As Hildegard de Vuyst, Dramaturg consultant on Cut the Sky, who is the resident dramaturg of Belgium’s famous contemporary dance theatre company, les ballets C de la B, explained: Cut the Sky is based on collage by juxtaposition in time. But in that juxtaposition, we eliminated to the maximum cause and effect, or past and present logic. Basically we took out the narrative and replaced it with poetic logic, jumping between times (present, past, present, future, past, etc) and perspectives: for example, drone images versus kangaroo versus humans. In that sense it was freed from a normative Western dramaturgy. I think of it as a payer or an entreaty by a temporary community of people.

Swain: “In the face of the social, cultural and environmental implications of climate change, the philosophical binaries of nature versus culture and the scientific separation of humanity, on the one hand, and ecology on the other, are in the process of dissolving.
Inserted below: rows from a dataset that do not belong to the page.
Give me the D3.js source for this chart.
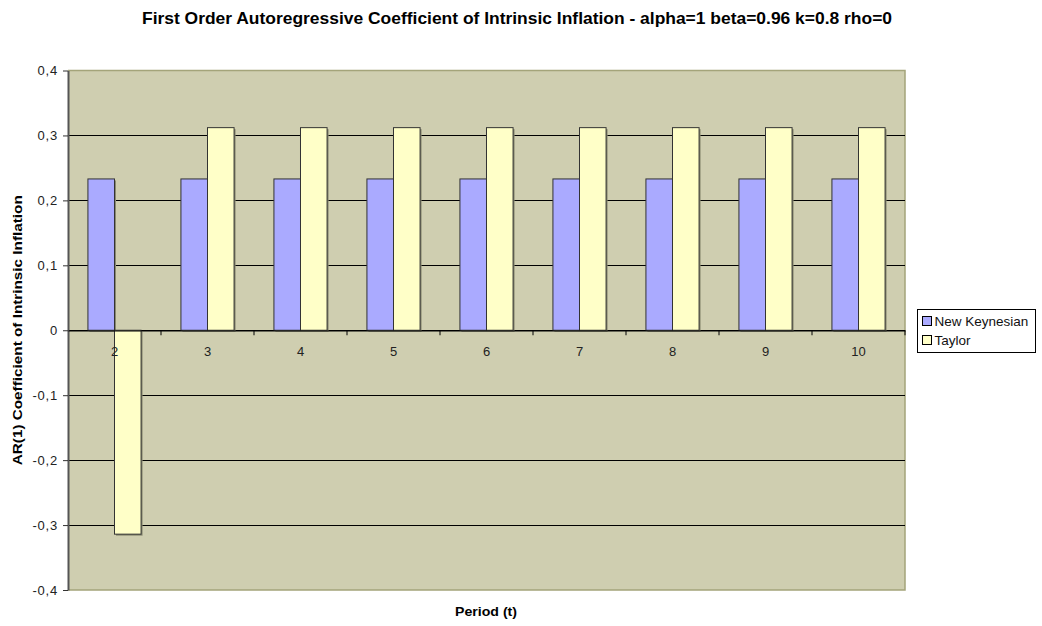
<!DOCTYPE html>
<html>
<head>
<meta charset="utf-8">
<script src="https://cdn.jsdelivr.net/npm/d3@7"></script>
<style>
  body { margin: 0; background: #fff; }
  svg { font-family: "Liberation Sans", Arial, sans-serif; }
</style>
</head>
<body>
<svg width="1042" height="626"></svg>
<script>
const periods = ["2", "3", "4", "5", "6", "7", "8", "9", "10"];
const newKeynesian = [0.233, 0.233, 0.233, 0.233, 0.233, 0.233, 0.233, 0.233, 0.233];
const taylor = [-0.314, 0.312, 0.312, 0.312, 0.312, 0.312, 0.312, 0.312, 0.312];
const seriesNames = ["New Keynesian", "Taylor"];
const seriesColors = ["#aaaaff", "#ffffc8"];
const yTicks = [-0.4, -0.3, -0.2, -0.1, 0, 0.1, 0.2, 0.3, 0.4];

const svg = d3.select("svg");
const plot = { left: 68, top: 70.5, right: 905, bottom: 590 };
const font = "Liberation Sans, Arial, sans-serif";

const x = d3.scaleBand().domain(periods).range([plot.left, plot.right]).paddingInner(0).paddingOuter(0);
const y = d3.scaleLinear().domain([-0.4, 0.4]).range([plot.bottom, plot.top]);
const bw = x.bandwidth() / 3.5;
const fmt = (v) => (v === 0 ? "0" : d3.format(".1f")(v).replace(".", ",").replace("−", "-"));

// plot area
svg.append("rect")
  .attr("x", plot.left).attr("y", plot.top)
  .attr("width", plot.right - plot.left).attr("height", plot.bottom - plot.top)
  .attr("fill", "#cfceb0");
svg.append("path")
  .attr("d", `M${plot.left},${plot.top}H${plot.right}V${plot.bottom}H${plot.left}`)
  .attr("fill", "none").attr("stroke", "#a4a47a").attr("stroke-width", 1.5);

// gridlines
svg.append("g").selectAll("line")
  .data(yTicks.filter((d) => d !== -0.4 && d !== 0.4))
  .join("line")
  .attr("x1", plot.left).attr("x2", plot.right)
  .attr("y1", (d) => Math.round(y(d)) + 0.5).attr("y2", (d) => Math.round(y(d)) + 0.5)
  .attr("stroke", "#000").attr("stroke-width", 1);

// bars
const rows = periods.map((p, i) => ({ p, vals: [newKeynesian[i], taylor[i]] }));
const groups = svg.append("g").selectAll("g").data(rows).join("g")
  .attr("transform", (d) => `translate(${x(d.p) + (x.bandwidth() - 2 * bw) / 2},0)`);
groups.selectAll("rect.shadow")
  .data((d) => d.vals)
  .join("rect")
  .attr("class", "shadow")
  .attr("x", (d, i) => i * bw + 1.5)
  .attr("y", (d) => Math.min(y(d), y(0)) + 1.5)
  .attr("width", bw)
  .attr("height", (d) => Math.abs(y(d) - y(0)))
  .attr("fill", "#8a8a70");
groups.selectAll("rect.bar")
  .data((d) => d.vals)
  .join("rect")
  .attr("class", "bar")
  .attr("x", (d, i) => i * bw)
  .attr("y", (d) => Math.min(y(d), y(0)))
  .attr("width", bw)
  .attr("height", (d) => Math.abs(y(d) - y(0)))
  .attr("fill", (d, i) => seriesColors[i])
  .attr("stroke", "#333").attr("stroke-width", 1);

// y axis
const yAxis = svg.append("g")
  .attr("transform", `translate(${plot.left},0)`)
  .call(d3.axisLeft(y).tickValues(yTicks).tickFormat(fmt).tickSize(5).tickSizeOuter(0));
yAxis.select(".domain").attr("stroke", "#555").attr("stroke-width", 2);
yAxis.selectAll(".tick line").attr("stroke", "#333");
yAxis.selectAll("text").attr("font-size", 13).attr("fill", "#222").attr("x", -10)
  .attr("letter-spacing", 0.8).attr("font-family", font);

// category axis at zero
const xAxis = svg.append("g")
  .attr("transform", `translate(0,${Math.round(y(0)) + 0.5})`)
  .call(d3.axisBottom(x).tickSize(0).tickSizeOuter(0));
xAxis.select(".domain").attr("stroke", "#000");
xAxis.selectAll("text").attr("font-size", 13).attr("fill", "#222").attr("dy", "1.7em")
  .attr("font-family", font);
svg.append("g").selectAll("line")
  .data(periods.slice(1).concat(["end"]))
  .join("line")
  .attr("x1", (d) => (d === "end" ? plot.right : x(d)))
  .attr("x2", (d) => (d === "end" ? plot.right : x(d)))
  .attr("y1", y(0)).attr("y2", y(0) + 5)
  .attr("stroke", "#000");

// titles
svg.append("text")
  .attr("x", 517).attr("y", 24)
  .attr("text-anchor", "middle").attr("font-weight", "bold").attr("font-size", 16.5)
  .attr("textLength", 750).attr("lengthAdjust", "spacingAndGlyphs")
  .text("First Order Autoregressive Coefficient of Intrinsic Inflation - alpha=1 beta=0.96 k=0.8 rho=0");
svg.append("text")
  .attr("x", 486).attr("y", 616)
  .attr("text-anchor", "middle").attr("font-weight", "bold").attr("font-size", 13)
  .attr("textLength", 62).attr("lengthAdjust", "spacingAndGlyphs")
  .text("Period (t)");
svg.append("text")
  .attr("transform", `translate(22,${y(0)}) rotate(-90)`)
  .attr("text-anchor", "middle").attr("font-weight", "bold").attr("font-size", 13.5)
  .attr("textLength", 270).attr("lengthAdjust", "spacingAndGlyphs")
  .text("AR(1) Coefficient of Intrinsic Inflation");

// legend
const legend = svg.append("g").attr("transform", "translate(917,309)");
legend.append("rect")
  .attr("x", 0.5).attr("y", 0.5).attr("width", 118).attr("height", 43)
  .attr("fill", "#fff").attr("stroke", "#000");
const items = legend.selectAll("g.item").data(seriesNames).join("g")
  .attr("class", "item")
  .attr("transform", (d, i) => `translate(5,${6 + i * 19})`);
items.append("rect")
  .attr("x", 0.5).attr("y", 1.5).attr("width", 9).attr("height", 9)
  .attr("fill", (d, i) => seriesColors[i]).attr("stroke", "#000");
items.append("text")
  .attr("x", 12.5).attr("y", 11)
  .attr("font-size", 13.5).attr("fill", "#111")
  .text((d) => d);
</script>
</body>
</html>
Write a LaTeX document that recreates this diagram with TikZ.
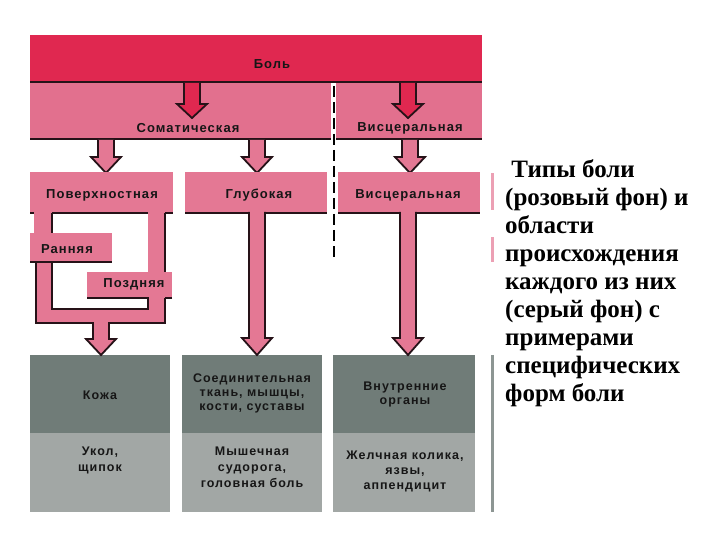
\documentclass[tikz,border=0pt]{standalone}
\usepackage{fontspec}
\setmainfont{Liberation Serif}
\newfontfamily\lblfont[LetterSpace=8]{Liberation Sans}
\definecolor{redband}{RGB}{224,40,80}
\definecolor{pinkband}{RGB}{226,112,142}
\definecolor{pinkbox}{RGB}{228,120,148}
\definecolor{darkline}{RGB}{38,18,24}
\definecolor{graytop}{RGB}{112,124,120}
\definecolor{graybot}{RGB}{162,167,165}
\definecolor{txtdark}{RGB}{22,22,22}
\newcommand\blkarrow[5]{%
  \fill[#1] (#2-8,#3) -- (#2-8,#4) -- (#2-15,#4) -- (#2,#5) -- (#2+15,#4) -- (#2+8,#4) -- (#2+8,#3) -- cycle;
  \draw[darkline, line width=1.8pt, line join=miter] (#2-8,#3) -- (#2-8,#4) -- (#2-15,#4) -- (#2,#5) -- (#2+15,#4) -- (#2+8,#4) -- (#2+8,#3);
}
\begin{document}
\begin{tikzpicture}[x=1pt,y=-1pt,
  lbl/.style={font=\lblfont\bfseries\fontsize{13}{15}\selectfont, text=txtdark, inner sep=0pt},
  glbl/.style={font=\lblfont\bfseries\fontsize{12.5}{14}\selectfont, text=txtdark, align=center, inner sep=0pt},
  dk/.style={draw=darkline, line width=2pt},
]
\useasboundingbox[fill=white] (0,0) rectangle (720,540);

% ---- top bands
\fill[pinkband] (30,82) rectangle (482,140);
\fill[redband] (30,35) rectangle (482,82);
\draw[dk] (30,82) -- (482,82);
\draw[dk] (30,139) -- (482,139);
\blkarrow{redband}{192}{83}{104}{118}
\blkarrow{redband}{408}{83}{104}{118}
\fill[white] (331,83) rectangle (336,141);

\node[lbl] (bol) at (272,64) {Боль};
\node[lbl] (som) at (188,128) {Соматическая};
\node[lbl] (vis1) at (410,128) {Висцеральная};

% ---- second row arrows
\blkarrow{pinkbox}{106}{140}{157}{173}
\blkarrow{pinkbox}{257}{140}{157}{173}
\blkarrow{pinkbox}{410}{140}{157}{173}

% ---- grey boxes
\fill[graytop] (30,355) rectangle (170,433);
\fill[graybot] (30,433) rectangle (170,512);
\fill[graytop] (182,355) rectangle (322,433);
\fill[graybot] (182,433) rectangle (322,512);
\fill[graytop] (333,355) rectangle (475,433);
\fill[graybot] (333,433) rectangle (475,512);
\fill[graytop!80!white] (491,355) rectangle (494,512);
\fill[pinkbox!70!white] (491,173) rectangle (494,210);
\fill[pinkbox!70!white] (491,237) rectangle (494,262);

% ---- second row boxes
\fill[pinkbox] (30,172) rectangle (173,213);
\fill[pinkbox] (185,172) rectangle (327,213);
\fill[pinkbox] (338,172) rectangle (480,213);
\draw[dk] (185,213) -- (327,213);
\draw[dk] (338,213) -- (480,213);

% ---- superficial pain branch
\fill[pinkbox] (34,212) rectangle (52,234);
\fill[pinkbox] (30,233) rectangle (112,262);
\fill[pinkbox] (36,261) rectangle (52,323);
\fill[pinkbox] (36,309) rectangle (165,323);
\fill[pinkbox] (148,212) rectangle (165,310);
\fill[pinkbox] (87,272) rectangle (172,298);
\draw[dk] (30,213) -- (34,213);
\draw[dk] (52,213) -- (148,213);
\draw[dk] (165,213) -- (173,213);
\draw[dk] (52,213) -- (52,233);
\draw[dk] (30,262) -- (112,262);
\draw[dk] (36,262) -- (36,323) -- (93,323);
\draw[dk] (110,323) -- (165,323) -- (165,298);
\draw[dk] (172,298) -- (165,298);
\draw[dk] (52,262) -- (52,309) -- (148,309) -- (148,298) -- (87,298);
\draw[dk] (165,213) -- (165,272);

\blkarrow{pinkbox}{101}{322}{339}{355}
\blkarrow{pinkbox}{257}{212}{338}{355}
\blkarrow{pinkbox}{408}{212}{338}{355}

\draw[black, line width=2pt, dash pattern=on 11pt off 5pt] (333.5,86) -- (333.5,260);

\node[lbl] (pov) at (102,195) {Поверхностная};
\node[lbl] (glu) at (259,195) {Глубокая};
\node[lbl] (vis2) at (408,195) {Висцеральная};
\node[lbl] (ran) at (67,249) {Ранняя};
\node[lbl] (poz) at (134,284) {Поздняя};

\node[glbl] (koz) at (100,395) {Кожа};
\node[glbl] (tis) at (252,393) {Соединительная\\ткань, мышцы,\\кости, суставы};
\node[glbl] (org) at (405,394) {Внутренние\\органы};
\node[glbl, font=\lblfont\bfseries\fontsize{12.5}{16}\selectfont] (ukol) at (100,460) {Укол,\\щипок};
\node[glbl, font=\lblfont\bfseries\fontsize{12.5}{16}\selectfont] (myas) at (252,467) {Мышечная\\судорога,\\головная боль};
\node[glbl, font=\lblfont\bfseries\fontsize{12.5}{15}\selectfont] (zhel) at (405,471) {Желчная колика,\\язвы,\\аппендицит};

\node[anchor=north west, align=left, inner sep=0pt,
      font=\fontsize{25}{28}\selectfont\bfseries] (cap) at (505,159)
  {\ Типы боли\\(розовый фон) и\\области\\происхождения\\каждого из них\\(серый фон) с\\примерами\\специфических\\форм боли};
\end{tikzpicture}
\end{document}
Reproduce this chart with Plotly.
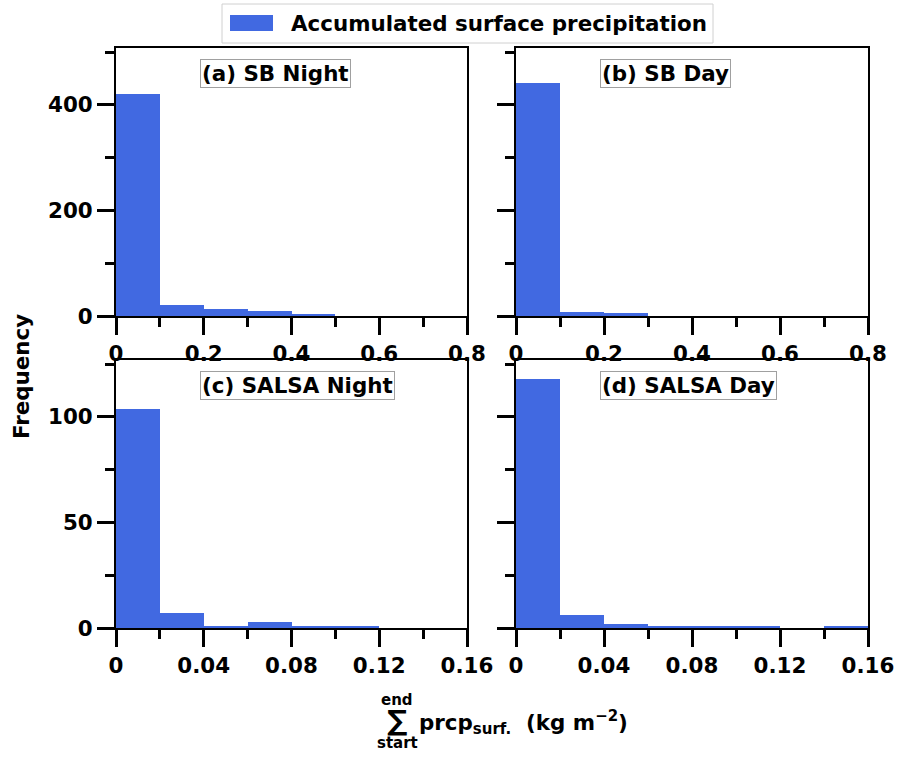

The challenges and possibilities enfolded within this conceptual shift stood behind our research and performance making processes. Dodson highlighted for us that a central premise defining Cut the Sky is that for many First Peoples, dystopian pasts and presents reverberate within dystopian futures. This premise fundamentally informed the work’s multi-temporal structure.”

Swain explains that one of the things that Cut the Sky attempted to do was to make time visible from the perspective of Aboriginal ways of knowing Country. Instead of a linear approach to time, place becomes the horizon of temporality, so a Dreaming figure like Dangkaba can be present in multiple places and at multiple times simultaneously.